Copy all the data exactly, except the pictures.

*Information supplied:*
◆ ◆ ◆

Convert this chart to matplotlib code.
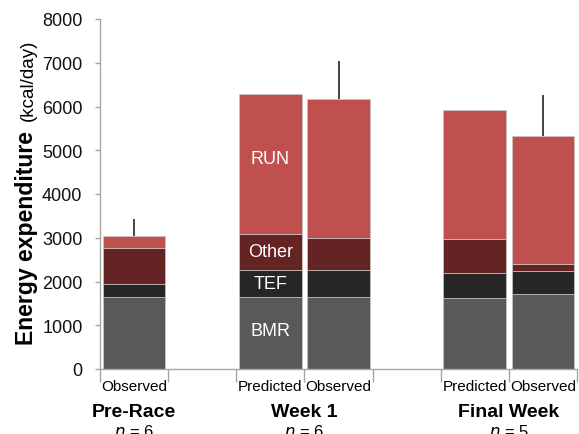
import numpy as np
import matplotlib.pyplot as plt

plt.rcParams['font.family'] = ['Liberation Sans', 'DejaVu Sans']

# slots: Pre-Race Obs, (gap), Week1 Pred, Week1 Obs, (gap), Final Pred, Final Obs
slot_labels = ["Observed", "", "Predicted", "Observed", "", "Predicted", "Observed"]
bar_slots = [0, 2, 3, 5, 6]
group_pos = [0, 2.5, 5.5]
group_names = ["Pre-Race", "Week 1", "Final Week"]
group_n = ["6", "6", "5"]

# stacked components (kcal/day)
bmr = [1650, 1650, 1650, 1615, 1720]
tef = [290, 610, 610, 570, 525]
other = [825, 825, 725, 785, 145]
run = [265, 3195, 3195, 2950, 2925]
err_up = [410, 0, 870, 0, 950]

colors = {"BMR": "#595959", "TEF": "#262626", "Other": "#632423", "RUN": "#C0504D"}

fig = plt.figure(figsize=(5.79, 4.35), dpi=100)
ax = fig.add_axes([100/579, 65/435, 477/579, 350/435])

x = np.array(bar_slots)
w = 0.92
bottom = np.zeros(len(x))
for name, vals in [("BMR", bmr), ("TEF", tef), ("Other", other), ("RUN", run)]:
    ax.bar(x, vals, w, bottom=bottom, color=colors[name],
           edgecolor="#c8c8c8", linewidth=0.5)
    bottom = bottom + np.array(vals)

totals = bottom
for xi, t, e in zip(x, totals, err_up):
    if e > 0:
        ax.errorbar(xi, t, yerr=[[0], [e]], fmt="none", ecolor="#262626",
                    elinewidth=1.2, capsize=0)

# segment labels on Week 1 predicted bar
for txt, yv in [("RUN", 4800), ("Other", 2680), ("TEF", 1960), ("BMR", 880)]:
    ax.text(2, yv, txt, color="white", fontsize=13, ha="center", va="center")

ax.set_xlim(-0.5, 6.5)
ax.set_ylim(0, 8000)
ax.set_yticks(np.arange(0, 8001, 1000))
ax.tick_params(axis="y", labelsize=13, color="#a6a6a6", length=3.6, width=1,
               pad=9, labelcolor="#111111")
ax.set_xticks(np.arange(7))
ax.set_xticklabels(slot_labels, fontsize=11)
ax.tick_params(axis="x", which="major", length=0, pad=7)
ax.set_xticks(np.arange(-0.5, 7, 1), minor=True)
ax.tick_params(axis="x", which="minor", length=9, color="#a6a6a6", width=1)
for s in ["top", "right"]:
    ax.spines[s].set_visible(False)
for s in ["left", "bottom"]:
    ax.spines[s].set_color("#a6a6a6")
    ax.spines[s].set_linewidth(1)

# group labels under the axis (n line is cut by the figure edge, as in the original)
for gx, name, n in zip(group_pos, group_names, group_n):
    px = ax.transData.transform((gx, 0))[0] / 579
    fig.text(px, 1 - 413/435, name, fontsize=14, fontweight="bold",
             ha="center", va="center")
    fig.text(px, 1 - 424/435, r"$n$ = " + n, fontsize=12,
             ha="center", va="top")

# y label: bold part + unit
fig.text(33/579, 1 - 345/435, "Energy expenditure", rotation=90,
         rotation_mode="anchor", ha="left", va="baseline",
         fontsize=16.6, fontweight="bold")
fig.text(33/579, 1 - 121/435, "(kcal/day)", rotation=90,
         rotation_mode="anchor", ha="left", va="baseline", fontsize=13.5)

fig.savefig("out.png", dpi=100)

◆ ◆ ◆

*The result:*
Convert this chart to matplotlib code.
import numpy as np
import matplotlib.pyplot as plt

plt.rcParams['font.family'] = ['Liberation Sans', 'DejaVu Sans']

# slots: Pre-Race Obs, (gap), Week1 Pred, Week1 Obs, (gap), Final Pred, Final Obs
slot_labels = ["Observed", "", "Predicted", "Observed", "", "Predicted", "Observed"]
bar_slots = [0, 2, 3, 5, 6]
group_pos = [0, 2.5, 5.5]
group_names = ["Pre-Race", "Week 1", "Final Week"]
group_n = ["6", "6", "5"]

# stacked components (kcal/day)
bmr = [1650, 1650, 1650, 1615, 1720]
tef = [290, 610, 610, 570, 525]
other = [825, 825, 725, 785, 145]
run = [265, 3195, 3195, 2950, 2925]
err_up = [410, 0, 870, 0, 950]

colors = {"BMR": "#595959", "TEF": "#262626", "Other": "#632423", "RUN": "#C0504D"}

fig = plt.figure(figsize=(5.79, 4.35), dpi=100)
ax = fig.add_axes([100/579, 65/435, 477/579, 350/435])

x = np.array(bar_slots)
w = 0.92
bottom = np.zeros(len(x))
for name, vals in [("BMR", bmr), ("TEF", tef), ("Other", other), ("RUN", run)]:
    ax.bar(x, vals, w, bottom=bottom, color=colors[name],
           edgecolor="#c8c8c8", linewidth=0.5)
    bottom = bottom + np.array(vals)

totals = bottom
for xi, t, e in zip(x, totals, err_up):
    if e > 0:
        ax.errorbar(xi, t, yerr=[[0], [e]], fmt="none", ecolor="#262626",
                    elinewidth=1.2, capsize=0)

# segment labels on Week 1 predicted bar
for txt, yv in [("RUN", 4800), ("Other", 2680), ("TEF", 1960), ("BMR", 880)]:
    ax.text(2, yv, txt, color="white", fontsize=13, ha="center", va="center")

ax.set_xlim(-0.5, 6.5)
ax.set_ylim(0, 8000)
ax.set_yticks(np.arange(0, 8001, 1000))
ax.tick_params(axis="y", labelsize=13, color="#a6a6a6", length=3.6, width=1,
               pad=9, labelcolor="#111111")
ax.set_xticks(np.arange(7))
ax.set_xticklabels(slot_labels, fontsize=11)
ax.tick_params(axis="x", which="major", length=0, pad=7)
ax.set_xticks(np.arange(-0.5, 7, 1), minor=True)
ax.tick_params(axis="x", which="minor", length=9, color="#a6a6a6", width=1)
for s in ["top", "right"]:
    ax.spines[s].set_visible(False)
for s in ["left", "bottom"]:
    ax.spines[s].set_color("#a6a6a6")
    ax.spines[s].set_linewidth(1)

# group labels under the axis (n line is cut by the figure edge, as in the original)
for gx, name, n in zip(group_pos, group_names, group_n):
    px = ax.transData.transform((gx, 0))[0] / 579
    fig.text(px, 1 - 413/435, name, fontsize=14, fontweight="bold",
             ha="center", va="center")
    fig.text(px, 1 - 424/435, r"$n$ = " + n, fontsize=12,
             ha="center", va="top")

# y label: bold part + unit
fig.text(33/579, 1 - 345/435, "Energy expenditure", rotation=90,
         rotation_mode="anchor", ha="left", va="baseline",
         fontsize=16.6, fontweight="bold")
fig.text(33/579, 1 - 121/435, "(kcal/day)", rotation=90,
         rotation_mode="anchor", ha="left", va="baseline", fontsize=13.5)

fig.savefig("out.png", dpi=100)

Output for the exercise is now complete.